begin

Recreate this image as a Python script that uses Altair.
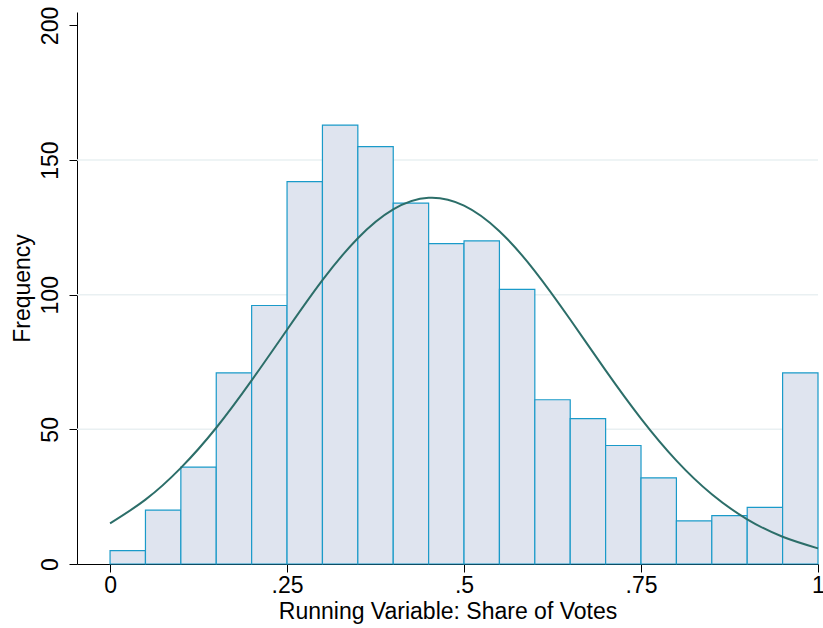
import altair as alt
import pandas as pd

# Histogram bins (width 0.05) and frequencies
bin_start = [0.00, 0.05, 0.10, 0.15, 0.20, 0.25, 0.30, 0.35, 0.40, 0.45,
             0.50, 0.55, 0.60, 0.65, 0.70, 0.75, 0.80, 0.85, 0.90, 0.95]
freq = [5, 20, 36, 71, 96, 142, 163, 155, 134, 119,
        120, 102, 61, 54, 44, 32, 16, 18, 21, 71]

# Normal-density overlay, points
curve_x = [0.00, 0.05, 0.10, 0.15, 0.20, 0.25, 0.30, 0.35, 0.40, 0.45, 0.50,
           0.55, 0.60, 0.65, 0.70, 0.75, 0.80, 0.85, 0.90, 0.95, 1.00]
curve_y = [15.1, 23.9, 35.7, 50.6, 68.2, 87.0, 105.4, 121.0, 131.7, 136.0, 133.1,
           123.6, 108.8, 90.8, 71.9, 54.0, 38.4, 25.9, 16.6, 10.1, 5.8]

grid_vals = [50, 100, 150]
y_ticks = [0, 50, 100, 150, 200]
x_ticks = [0, 0.25, 0.5, 0.75, 1]

bars_df = pd.DataFrame({"start": bin_start,
                        "end": [s + 0.05 for s in bin_start],
                        "freq": freq})
curve_df = pd.DataFrame({"x": curve_x, "y": curve_y})
grid_df = pd.DataFrame({"g": grid_vals})

FONT = "Liberation Sans"
FS = 23
xscale = alt.Scale(domain=[-0.0467, 1.0], nice=False, zero=False)
yscale = alt.Scale(domain=[0, 205], nice=False, zero=True)

grid = alt.Chart(grid_df).mark_rule(color="#e9f0f2", strokeWidth=1.5).encode(
    y=alt.Y("g:Q", scale=yscale)
)

bars = alt.Chart(bars_df).mark_rect(
    fill="#dfe4ef", stroke="#1a9ac9", strokeWidth=1.2
).encode(
    x=alt.X("start:Q", scale=xscale,
            axis=alt.Axis(values=x_ticks,
                          labelExpr="datum.value == 0 ? '0' : datum.value == 1 ? '1' : replace(format(datum.value, '.2~f'), '0.', '.')",
                          title="Running Variable: Share of Votes",
                          labelFontSize=FS, titleFontSize=FS,
                          labelFont=FONT, titleFont=FONT,
                          labelColor="black", titleColor="black",
                          titleFontWeight="normal",
                          tickSize=8, tickColor="black", domainColor="black",
                          labelPadding=2, titlePadding=3, grid=False,
                          labelFlush=False)),
    x2="end:Q",
    y=alt.Y("freq:Q", scale=yscale,
            axis=alt.Axis(values=y_ticks, title="Frequency",
                          labelAngle=270, labelAlign="center",
                          labelBaseline="bottom",
                          labelFontSize=FS, titleFontSize=FS,
                          labelFont=FONT, titleFont=FONT,
                          labelColor="black", titleColor="black",
                          titleFontWeight="normal",
                          tickSize=8, tickColor="black", domainColor="black",
                          labelPadding=7, titlePadding=5, grid=False)),
    y2=alt.datum(0),
)

curve = alt.Chart(curve_df).mark_line(
    color="#2c6e69", strokeWidth=2, interpolate="natural"
).encode(
    x=alt.X("x:Q", scale=xscale),
    y=alt.Y("y:Q", scale=yscale),
)

chart = alt.layer(grid, bars, curve).properties(
    width=741, height=552,
    autosize=alt.AutoSizeParams(type="none"),
    padding={"left": 77, "top": 12, "right": 5, "bottom": 64},
    background="white",
).configure_view(stroke=None)

chart.save("out.html", embed_options={"renderer": "svg", "actions": False})
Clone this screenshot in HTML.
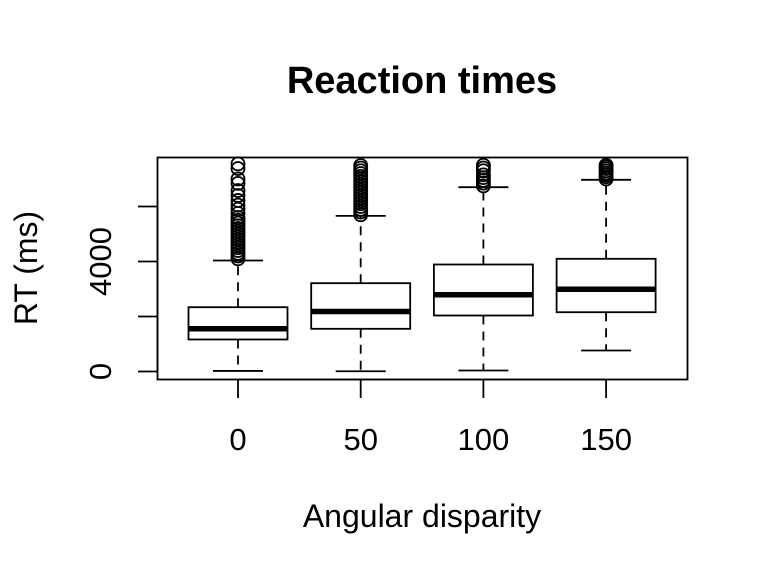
<!DOCTYPE html>
<html><head><meta charset="utf-8"><style>
body{margin:0;background:#fff}
svg{display:block;font-family:"Liberation Sans",Arial,sans-serif}
</style></head><body>
<svg id="chart" width="768" height="576" viewBox="0 0 768 576" xmlns="http://www.w3.org/2000/svg">
<rect width="768" height="576" fill="#fff"/>
<text x="422" y="93" text-anchor="middle" font-size="38" font-weight="bold">Reaction times</text>
<text x="422" y="527" text-anchor="middle" font-size="32">Angular disparity</text>
<text transform="translate(37,268) rotate(-90)" text-anchor="middle" font-size="32">RT (ms)</text>
<rect x="157.5" y="157.5" width="530" height="222" fill="none" stroke="#000" stroke-width="1.8"/>
<g id="marks"></g>
</svg>
<script>
const categories = ["0","50","100","150"];
const q1 = [1164, 1553, 2036, 2156];
const medians = [1553, 2182, 2789, 2993];
const q3 = [2338, 3211, 3891, 4098];
const whiskerLow = [20, 10, 36, 764];
const whiskerHigh = [4036, 5660, 6702, 6970];
const outliers0 = [4100,4200,4300,4400,4500,4600,4700,4800,4900,5000,5100,5200,5300,5400,5500,5600,5750,5900,6050,6220,6400,6580,6840,7000,7380,7550];
const outliers50 = [5700,5800,5900,6000,6100,6200,6300,6400,6500,6600,6700,6800,6900,7000,7100,7200,7300,7400,7490];
const outliers100 = [6750,6850,6950,7050,7150,7300,7400,7500];
const outliers150 = [7000,7080,7150,7220,7300,7380,7450,7500];
const outliers = [outliers0, outliers50, outliers100, outliers150];
const yTicks = [0,2000,4000,6000];
const yTickLabels = ["0","","4000",""];

const NS = "http://www.w3.org/2000/svg";
const g = document.getElementById("marks");
function y(v){ return 371.5 - v*55/2000; }
function x(i){ return 238 + i*122.7; }
function el(tag, attrs, parent){
  const e = document.createElementNS(NS, tag);
  for (const k in attrs) e.setAttribute(k, attrs[k]);
  (parent||g).appendChild(e); return e;
}
const SW = 1.8;
let ya = el("line",{x1:157.5,x2:157.5,y1:y(0),y2:y(6000),stroke:"#000","stroke-width":SW});


yTicks.forEach((t,i)=>{
  const tk = el("line",{x1:138,x2:157.5,y1:y(t),y2:y(t),stroke:"#000","stroke-width":SW});
  
  
  if (yTickLabels[i]) {
    const tx = el("text",{transform:`translate(111,${y(t)}) rotate(-90)`,"text-anchor":"middle","font-size":31});
    tx.textContent = yTickLabels[i];
    
    
  }
});
let xa = el("line",{x1:x(0),x2:x(3),y1:379.5,y2:379.5,stroke:"#000","stroke-width":SW});


categories.forEach((c,i)=>{
  const tk = el("line",{x1:x(i),x2:x(i),y1:379.5,y2:398,stroke:"#000","stroke-width":SW});
  
  
  const tx = el("text",{x:x(i),y:450,"text-anchor":"middle","font-size":31});
  tx.textContent = c;
  
  
  const cx = x(i), hw = 49.5, cw = 25;
  const grp = el("g",{});
  
  
  el("line",{x1:cx,x2:cx,y1:y(q3[i]),y2:y(whiskerHigh[i]),stroke:"#000","stroke-width":SW,"stroke-dasharray":"9,7"},grp);
  el("line",{x1:cx,x2:cx,y1:y(q1[i]),y2:y(whiskerLow[i]),stroke:"#000","stroke-width":SW,"stroke-dasharray":"9,7"},grp);
  el("line",{x1:cx-cw,x2:cx+cw,y1:y(whiskerHigh[i]),y2:y(whiskerHigh[i]),stroke:"#000","stroke-width":SW},grp);
  el("line",{x1:cx-cw,x2:cx+cw,y1:y(whiskerLow[i]),y2:y(whiskerLow[i]),stroke:"#000","stroke-width":SW},grp);
  el("rect",{x:cx-hw,y:y(q3[i]),width:2*hw,height:y(q1[i])-y(q3[i]),fill:"#fff",stroke:"#000","stroke-width":SW},grp);
  el("line",{x1:cx-hw,x2:cx+hw,y1:y(medians[i]),y2:y(medians[i]),stroke:"#000","stroke-width":5.5},grp);
  outliers[i].forEach(v=>{
    const o = el("circle",{cx:cx,cy:y(v),r:6.5,fill:"none",stroke:"#000","stroke-width":SW},grp);
    
    
  });
});
</script>
</body></html>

end

--- WHAT THIS TASK INVOLVES ---
Up to and including the line containing "120, 102, 61, 54, 44, 32, 16, 18, 21, 71]", quote each line of the entries above from the very first, please, exactly and without images.

--- EXERCISE SOLUTION ---
Recreate this image as a Python script that uses Altair.
import altair as alt
import pandas as pd

# Histogram bins (width 0.05) and frequencies
bin_start = [0.00, 0.05, 0.10, 0.15, 0.20, 0.25, 0.30, 0.35, 0.40, 0.45,
             0.50, 0.55, 0.60, 0.65, 0.70, 0.75, 0.80, 0.85, 0.90, 0.95]
freq = [5, 20, 36, 71, 96, 142, 163, 155, 134, 119,
        120, 102, 61, 54, 44, 32, 16, 18, 21, 71]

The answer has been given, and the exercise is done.